[Directions for this task]
It is required that the lines from the top of the listing through the line with "(0,0) rectangle (968,577);" be reproduced exactly, excluding pictures.
::: Data for this exercise
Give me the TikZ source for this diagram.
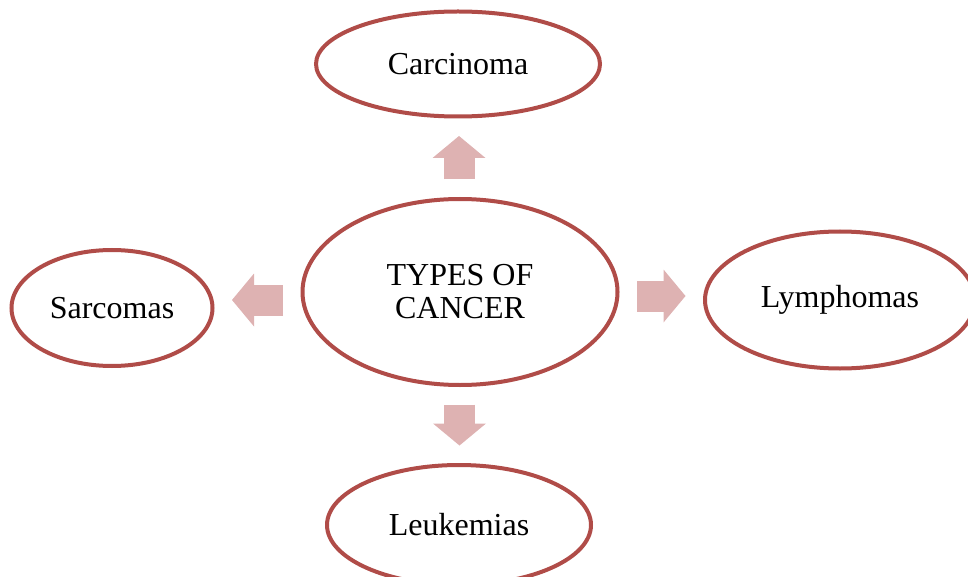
\documentclass[tikz,border=0pt]{standalone}
\usepackage{fontspec}
\setmainfont{Liberation Serif}
\usetikzlibrary{shapes.geometric,arrows.meta,calc}
\definecolor{rimred}{RGB}{176,76,72}
\definecolor{arrowpink}{RGB}{222,178,178}
\tikzset{cancer/.style={ellipse,draw=rimred,line width=2pt,fill=white,align=center,
		inner sep=0pt,font=\fontsize{16}{16.5}\selectfont},
	flow/.style={draw=arrowpink,line width=15.5pt,shorten <=8.75pt,shorten >=8.75pt,
		-{Triangle[length=11pt,width=26.5pt,line width=0pt]}}}

\begin{document}
\begin{tikzpicture}[x=0.5pt,y=-0.5pt]
	\useasboundingbox (0,0) rectangle (968,577);

	\node[cancer,minimum width=157.5pt,minimum height=93pt](types) at (460,292) {TYPES OF\\CANCER};
	\node[cancer,minimum width=142pt,minimum height=52.5pt](carc) at (458,64) {Carcinoma};
	\node[cancer,minimum width=100.5pt,minimum height=58pt](sarc) at (112,308) {Sarcomas};
	\node[cancer,minimum width=135pt,minimum height=68.5pt](lymph) at (840,300) {Lymphomas};
	\node[cancer,minimum width=132pt,minimum height=60pt](leuk) at (459,525) {Leukemias};

	\coordinate (n-mid) at ($(types.north)!.5!(carc.south)$);
	\coordinate (w-mid) at ($(types.west)!.5!(sarc.east)$);
	\coordinate (e-mid) at ($(types.east)!.5!(lymph.west)$);
	\coordinate (s-mid) at ($(types.south)!.5!(leuk.north)$);

	\draw[flow](n-mid|-types.north) -- (n-mid|-carc.south);
	\draw[flow](types.west|-w-mid) -- (sarc.east|-w-mid);
	\draw[flow](types.east|-e-mid) -- (lymph.west|-e-mid);
	\draw[flow](s-mid|-types.south) -- (s-mid|-leuk.north);

\end{tikzpicture}
\end{document}
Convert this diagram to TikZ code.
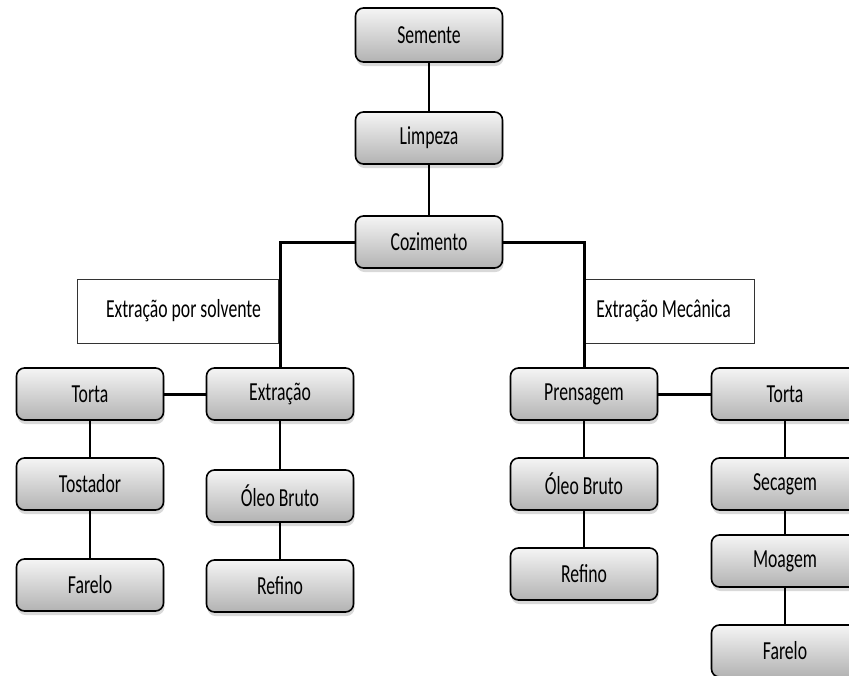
\documentclass[tikz,border=0pt]{standalone}
\usepackage{fontspec}
\setmainfont{Carlito}[FakeStretch=0.68]
\usetikzlibrary{shadows}

\begin{document}
\begin{tikzpicture}[x=1pt, y=-1pt,
    stepbox/.style={draw, rounded corners=8pt, line width=1.6pt,
        minimum width=147pt, minimum height=52pt,
        top color=black!4, bottom color=black!30,
        drop shadow={shadow xshift=1pt, shadow yshift=-4pt, opacity=0.3},
        font=\fontsize{26}{30}\selectfont},
    labelbox/.style={draw=black!80, line width=1pt, fill=white,
        minimum height=64pt, font=\fontsize{26}{30}\selectfont},
    link/.style={line width=2pt},
    thicklink/.style={line width=3pt}]
    %--------------------%
    % Parameters
    %--------------------%
    \def\colA{90}
    \def\colB{280}
    \def\colC{584}
    \def\colD{785}
    \def\rowtop{394}

    \useasboundingbox (0,0) rectangle (849,675);

    %--------------------%
    % Main Trunk
    %--------------------%
    \node[stepbox, minimum height=54pt] (semente) at (429,35) {Semente};
    \node[stepbox] (limpeza) at (429,138) {Limpeza};
    \node[stepbox] (cozimento) at (429,242) {Cozimento};

    %--------------------%
    % Branch Labels
    %--------------------%
    \node[labelbox, minimum width=201pt] (solvlabel) at (177.5,311) {\hspace*{12pt}Extração por solvente};
    \node[labelbox, minimum width=171pt] (mecalabel) at (668.5,311) {Extração Mecânica\hspace*{10pt}};

    %--------------------%
    % Solvent Branch
    %--------------------%
    \node[stepbox] (tortaA) at (\colA,\rowtop) {Torta};
    \node[stepbox] (extracao) at (\colB,\rowtop) {Extração};
    \node[stepbox] (tostador) at (\colA,484) {Tostador};
    \node[stepbox] (oleoA) at (\colB,496) {Óleo Bruto};
    \node[stepbox] (fareloA) at (\colA,585) {Farelo};
    \node[stepbox] (refinoA) at (\colB,586) {Refino};

    %--------------------%
    % Mechanical Branch
    %--------------------%
    \node[stepbox] (prensagem) at (\colC,\rowtop) {Prensagem};
    \node[stepbox] (tortaB) at (\colD,\rowtop) {Torta};
    \node[stepbox] (oleoB) at (\colC,484) {Óleo Bruto};
    \node[stepbox] (secagem) at (\colD,484) {Secagem};
    \node[stepbox] (refinoB) at (\colC,574) {Refino};
    \node[stepbox] (moagem) at (\colD,561) {Moagem};
    \node[stepbox] (fareloB) at (\colD,651) {Farelo};

    %--------------------%
    % Connections
    %--------------------%
    % Trunk
    \draw[link] (semente) -- (limpeza);
    \draw[link] (limpeza) -- (cozimento);
    \draw[thicklink] (cozimento.west) -| (extracao.north);
    \draw[thicklink] (cozimento.east) -| (prensagem.north);

    % Solvent branch
    \draw[thicklink] (tortaA) -- (extracao);
    \draw[link] (tortaA) -- (tostador);
    \draw[link] (tostador) -- (fareloA);
    \draw[link] (extracao) -- (oleoA);
    \draw[link] (oleoA) -- (refinoA);

    % Mechanical branch
    \draw[thicklink] (prensagem) -- (tortaB);
    \draw[link] (prensagem) -- (oleoB);
    \draw[link] (oleoB) -- (refinoB);
    \draw[link] (tortaB) -- (secagem);
    \draw[link] (secagem) -- (moagem);
    \draw[link] (moagem) -- (fareloB);

\end{tikzpicture}
\end{document}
::::::
[Response for this exercise]
Give me the TikZ source for this diagram.
\documentclass[tikz,border=0pt]{standalone}
\usepackage{fontspec}
\setmainfont{Liberation Serif}
\usetikzlibrary{shapes.geometric,arrows.meta,calc}
\definecolor{rimred}{RGB}{176,76,72}
\definecolor{arrowpink}{RGB}{222,178,178}
\tikzset{cancer/.style={ellipse,draw=rimred,line width=2pt,fill=white,align=center,
		inner sep=0pt,font=\fontsize{16}{16.5}\selectfont},
	flow/.style={draw=arrowpink,line width=15.5pt,shorten <=8.75pt,shorten >=8.75pt,
		-{Triangle[length=11pt,width=26.5pt,line width=0pt]}}}

\begin{document}
\begin{tikzpicture}[x=0.5pt,y=-0.5pt]
	\useasboundingbox (0,0) rectangle (968,577);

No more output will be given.